Calibrating Trust Over Time
The most valuable thing you can do: track how Catalayer AI's predictions perform against reality.
Light approach
Mental note each time AI predicts a 3%+ move. Check price action 1 hour later. Note matches and misses.
Rigorous approach
Track in a spreadsheet:
- Story timestamp
- Prediction direction + magnitude
- Actual 1h, 1day price change
- Delta between predicted and actual
After 50 stories, compute accuracy by score tier:
- 9-10 predictions: what % accurate?
- 7-8 predictions: what %?
Use this to trust / distrust specific score ranges for your trading style.
Market Intelligence Tier
All of this requires Market Intelligence or All Access subscription. Free tier sees headlines only, no analysis.

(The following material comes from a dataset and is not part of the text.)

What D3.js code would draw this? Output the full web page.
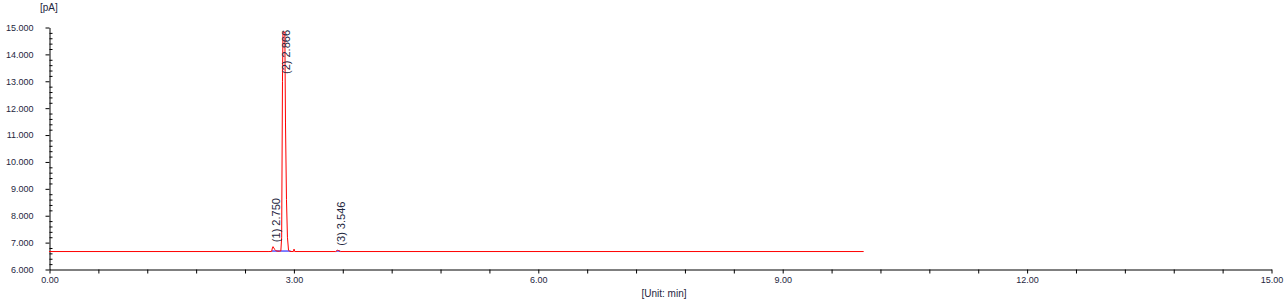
<!DOCTYPE html>
<html>
<head>
<meta charset="utf-8">
<script src="https://cdn.jsdelivr.net/npm/d3@7"></script>
<style>
  html, body { margin: 0; padding: 0; background: #fff; }
  svg { display: block; }
  .tick text { fill: #1e2640; font-family: "Liberation Sans", Arial, sans-serif; font-size: 9px; }
  .unit { fill: #1e2640; font-family: "Liberation Sans", Arial, sans-serif; font-size: 10px; }
  .pk-label { fill: #1e2640; font-family: "Liberation Sans", Arial, sans-serif; font-size: 11px; }
</style>
</head>
<body>
<div id="chart"></div>
<script>
/* ── chromatogram data ── */
const TIME = [0, 2.700, 2.733, 2.742, 2.750, 2.760, 2.772, 2.785, 2.797, 2.830, 2.846,
              2.856, 2.866, 2.872, 2.884, 2.895, 2.903, 2.915, 2.927, 2.940, 2.955,
              3.000, 3.008, 3.016, 3.520, 3.538, 3.546, 3.556, 3.575, 10.0];
const SIGNAL = [6.668, 6.668, 6.672, 6.80, 6.85, 6.80, 6.74, 6.70, 6.685, 6.68, 6.69,
                7.20, 13.00, 14.80, 14.85, 14.78, 11.45, 8.60, 7.20, 6.72, 6.672,
                6.668, 6.76, 6.668, 6.668, 6.71, 6.72, 6.70, 6.668, 6.668];

const PEAK_NO  = [1, 2, 3];
const PEAK_RT  = [2.750, 2.866, 3.546];

/* integration baselines (blue) */
const BASE_FROM  = [2.733, 2.840, 3.525];
const BASE_TO    = [2.840, 2.966, 3.575];
const BASE_LEVEL = 6.668;

const X_LABELS = [0, 3, 6, 9, 12, 15];
const Y_LABELS = [6, 7, 8, 9, 10, 11, 12, 13, 14, 15];

const W = 1286, H = 304;
const L = 49, R = 1271, T = 27, B = 269;

const x = d3.scaleLinear().domain([0, 15]).range([L, R]);
const y = d3.scaleLinear().domain([6, 15]).range([B, T]);

const svg = d3.select('#chart').append('svg')
    .attr('width', W).attr('height', H);

/* y axis: major ticks outside, minor ticks inside */
const yMinor = d3.range(6, 15.001, 0.2).map(v => +v.toFixed(1)).filter(v => Math.abs(v - Math.round(v)) > 1e-6);

svg.append('g')
    .attr('transform', `translate(${L + 0.5},0.5)`)
    .call(d3.axisRight(y).tickValues(yMinor).tickSize(3).tickSizeOuter(0).tickFormat(''))
    .call(g => g.select('.domain').remove());

svg.append('g')
    .attr('transform', `translate(${L + 0.5},0.5)`)
    .call(d3.axisLeft(y).tickValues(Y_LABELS).tickSize(4).tickSizeOuter(0)
        .tickPadding(12).tickFormat(d3.format('.3f')))
    .call(g => g.attr('color', '#000'));

/* x axis */
const xTicks = d3.range(0, 26).map(i => +(i * 0.6).toFixed(1));
svg.append('g')
    .attr('transform', `translate(0.5,${B + 0.5})`)
    .call(d3.axisBottom(x).tickValues(xTicks).tickSize(4).tickSizeOuter(0).tickPadding(3)
        .tickFormat(d => X_LABELS.includes(d) ? d3.format('.2f')(d) : ''))
    .call(g => g.attr('color', '#000'));

svg.append('text').attr('class', 'unit')
    .attr('x', 40).attr('y', 11).text('[pA]');
svg.append('text').attr('class', 'unit')
    .attr('x', 664).attr('y', 297).attr('text-anchor', 'middle').text('[Unit: min]');

/* integration baselines under the trace */
svg.append('g').selectAll('line')
    .data(BASE_FROM.map((f, i) => [f, BASE_TO[i]]))
    .join('line')
    .attr('x1', d => x(d[0])).attr('x2', d => x(d[1]))
    .attr('y1', y(BASE_LEVEL)).attr('y2', y(BASE_LEVEL))
    .attr('stroke', '#0000ff').attr('stroke-width', 1);

/* signal trace */
const pts = TIME.map((t, i) => [t, SIGNAL[i]]);
svg.append('path')
    .datum(pts)
    .attr('fill', 'none')
    .attr('stroke', '#ff0000')
    .attr('stroke-width', 1)
    .attr('d', d3.line().x(d => x(d[0])).y(d => y(d[1]) + 0.5));

/* peak labels, rotated, kept inside the plot top */
PEAK_RT.forEach((rt, i) => {
    const near = pts.filter(p => Math.abs(p[0] - rt) < 0.05);
    const apex = d3.max(near, p => p[1]);
    const lbl = svg.append('text').attr('class', 'pk-label')
        .attr('dy', '0.35em')
        .text(`(${PEAK_NO[i]}) ${rt.toFixed(3)}`);
    const len = lbl.node().getComputedTextLength();
    const y0 = Math.max(y(apex) - 4, T + 3 + len);
    lbl.attr('transform', `translate(${x(rt) + 3.5},${y0}) rotate(-90)`);
});
</script>
</body>
</html>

The reasoning: analysis costs compute (both the AI inference and ongoing model refinement). Free tier keeps costs sustainable while analysis is a paid capability.
When AI Analysis Fails
Catalayer AI is honest about failure modes:
- Novel events — things that have no historical parallel (first ever AI company IPO, first geopolitical event of its type). AI can only score based on precedent; novel stories get low-confidence scores.
- Correlated clusters — 20 stories all about the same event. Each gets scored but collectively they represent 1 event. Use the first story, ignore repeats.
- Narrative-driven moves — stocks moving on sentiment alone (meme stocks, reddit-driven). AI scoring doesn't capture social momentum well.
In these cases, your judgment beats the AI.
FAQ
Q: Can I see the reasoning behind a score?A: Click "details" on any analyzed story. You'll see the top factors that contributed to the score. Useful for understanding when to trust vs. second-guess.
Q: Why does the same story sometimes get different scores at different times?A: Context changes. A story 5 minutes after breaking is "new" (high relevance). 3 hours later, it's "stale" (market already reacted, lower relevance). Scores reflect current actionability.
Q: Do I ever disagree with Catalayer AI and trade against it?A: Regularly. AI is one input. Your judgment + AI + prior analysis + market context = decision. Disagreement is healthy.